S’agissant de la Tunisie et d’après nos informations, le groupe PSA Peugeot Citroën aurait présenté un schéma de financement décourageant, voire dissuasif. Selon ce schéma, le groupe aurait demandé, pour réaliser le projet en Tunisie, non seulement de bénéficier de la totalité de la partie de la dette française convertie en faveur de la Tunisie (60 millions d’euros) mais également d’une subvention d’un montant de plus de 300 millions d’euros. Un schéma que Tunis a rejeté bien évidemment.
Il faut dire que plusieurs éléments ont joué, objectivement, en défaveur du site Tunisie.
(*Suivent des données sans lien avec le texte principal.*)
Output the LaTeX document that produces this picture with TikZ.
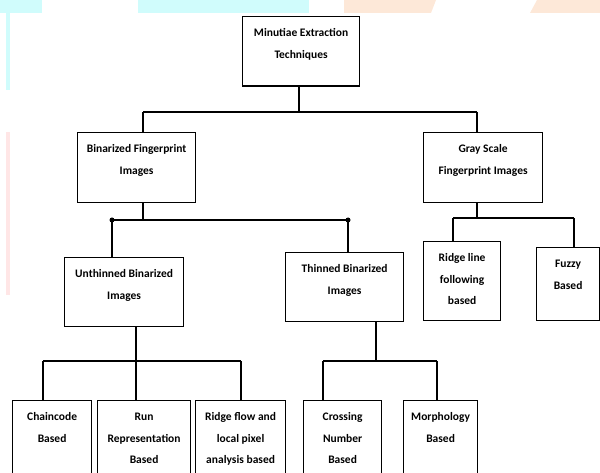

Au nombre de ceux-ci figurent l’insécurité due au terrorisme, la rigidité de la législation de travail, l’absence de visibilité (le code d’investissement tarde à être adopté), la multiplicité des grèves et arrêts de travail anarchiques, la vocation démocratique de la Tunisie laquelle ne convenait pas aux investisseurs étrangers qui s’accommodent mieux avec les dictatures.
C’est le Maroc qui a enfin remporté en fin de compte ce marché. Plusieurs facteurs ont milité en sa faveur: la stabilité, la sécurité et la paix sociale qui y prévalent, sa forte pénétration dans le marché africain et la disponibilité dans le pays d’un tissu industriel diversifié et fort de nombreux équipementiers off shore.
L’apport de l’actionnaire chinois en matière d’autofinancement. Il y a là un facteur déterminant tant il répond non seulement au critère de «Cash-flow positif» exigé par le groupe PSA mais également à la stratégie conquérante et expansionniste des Chinois en Afrique.
Le lobbying et le relationnel étaient également au rendez-vous. Faut-il rappeler ici que l’actuel patron de PSA, Carlos Tavares, connaît bien le Maroc pour avoir été numéro 2 de Renault au moment où ce dernier s’installait à Tanger en 2012. Cela pour dire que tout avantageait le Maroc pour remporter ce marché.